Mr. Roundup Editor, get someone in the know to write a specific expose on the SBOE Jesus Squad so we all know what department of the Oral Roberts Junior College these folks graduated from.

Let me leave you with an appropriate but adapted funny:

"The head of the SBOE was asked by a reporter what he though about the need for bilingual education in Texas.

He replied: 'I don't think we need it. If English was good enough for Jesus Christ it's good enough for our kids'."

Anonymous said...

Ralph,

There's an old Ida Cox Blues Song called, "When You Lose Your Money, Don't Lose Your Mind."

Sounds like it's too late for you to worry. lol

The only thing to do is to fight them all. Try to vote them out when they run for public office if they're trying to push their views through the office.

Unfortunately, these folks appear to be the majority throughout Texas and the South.

Left the Hate Behind said...

As AE said: Insanity is doing the same thing over and over again and expecting the same results. And that is exactly what the voting process is.

We need to get the voucher system approved in Texas so the more intelligent, highly developed apes can set up schools of their own to educate their kids with cognitive integrity and reason while at the same time promoting self-esteem and the joy of learning in our children.

The Texas public schools, following the lead of the evangelical conservatives on the SBOE, are being turned into armed security camps and propaganda institutes of Confederate and Republican Party revisionist history clamoring for the good ol' days.

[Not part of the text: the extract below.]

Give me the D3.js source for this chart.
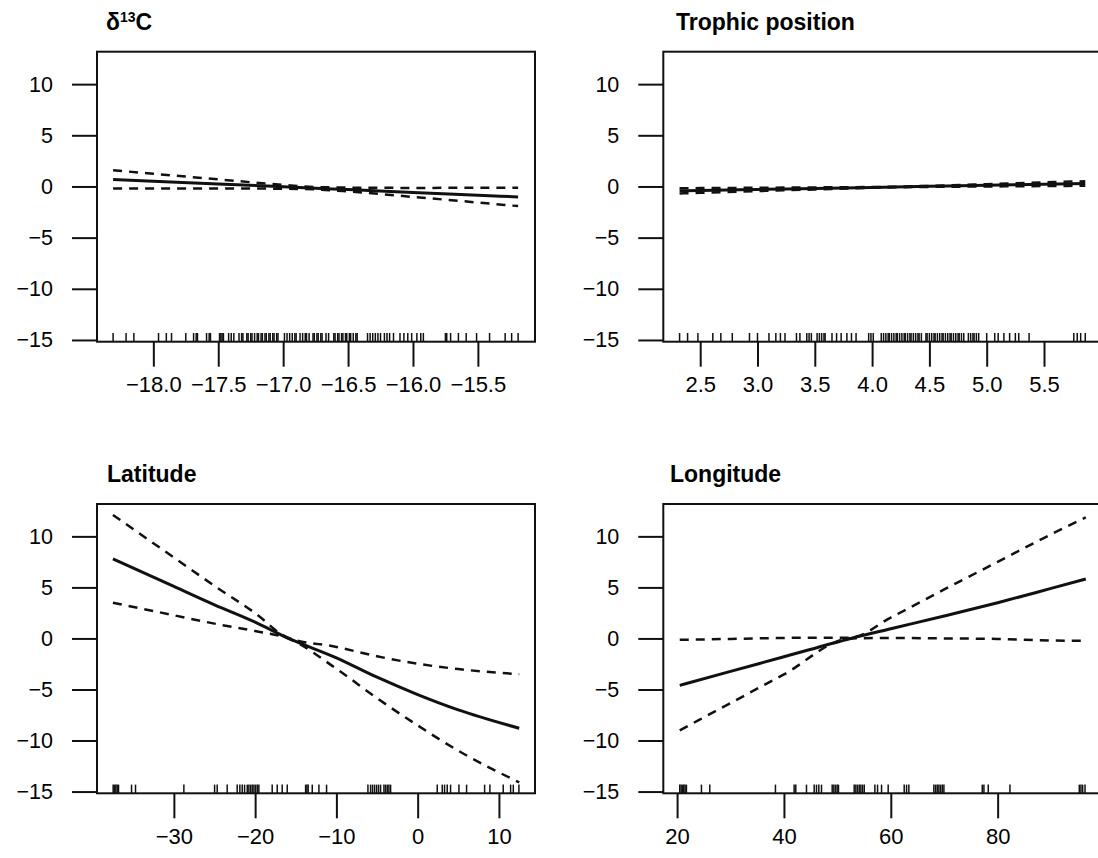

Sure, I'm exaggerating (a bit), but that is where things are headed with the public schools (charter schools are sometimes the exception). The entire model of public school competition must change.

Yes, I know. The more objective and liberal of the professional educators will say that public education is sacred and the voucher system will only give evangelical conservatives more fodder for private education profiteering at the expense of our children - and they are right, it will. But at least it will be their children, not ours.

So let's have a long-term competition experiment of private education philosophies - Liberal: broad, cooperative, evolution-based, peace-focused, pan-religious, and multicultural vs. Christian conservative: creation theory, nationalistic, rote memorization, the three rrr's, corporal punishment, competitive sports and cheerleaders - and see who wins in the long run.

As a "win" gauge of educational success, in twenty years we will compare:

1) job satisfaction, 2) debt levels, 3) ability to speak more than one language, 4) world travel, 5) community service volunteerism, 6) number of advanced degrees, 7) number of marital divorces, 8) IQ levels, 9) number of books read each month, and 10) annual median income, to list a few.

Now I know there are other criterion that many of us would use, but you get the idea.

But you evangelical conservatives don't have to worry; we will accept your children with open arms later on when you see that what you thought was right about education isn't working. That is who liberals are: We want everyone to prosper and be free, not just those who believe our beliefs and make money.

In the end, teaching less than more is a sure sign of education failing.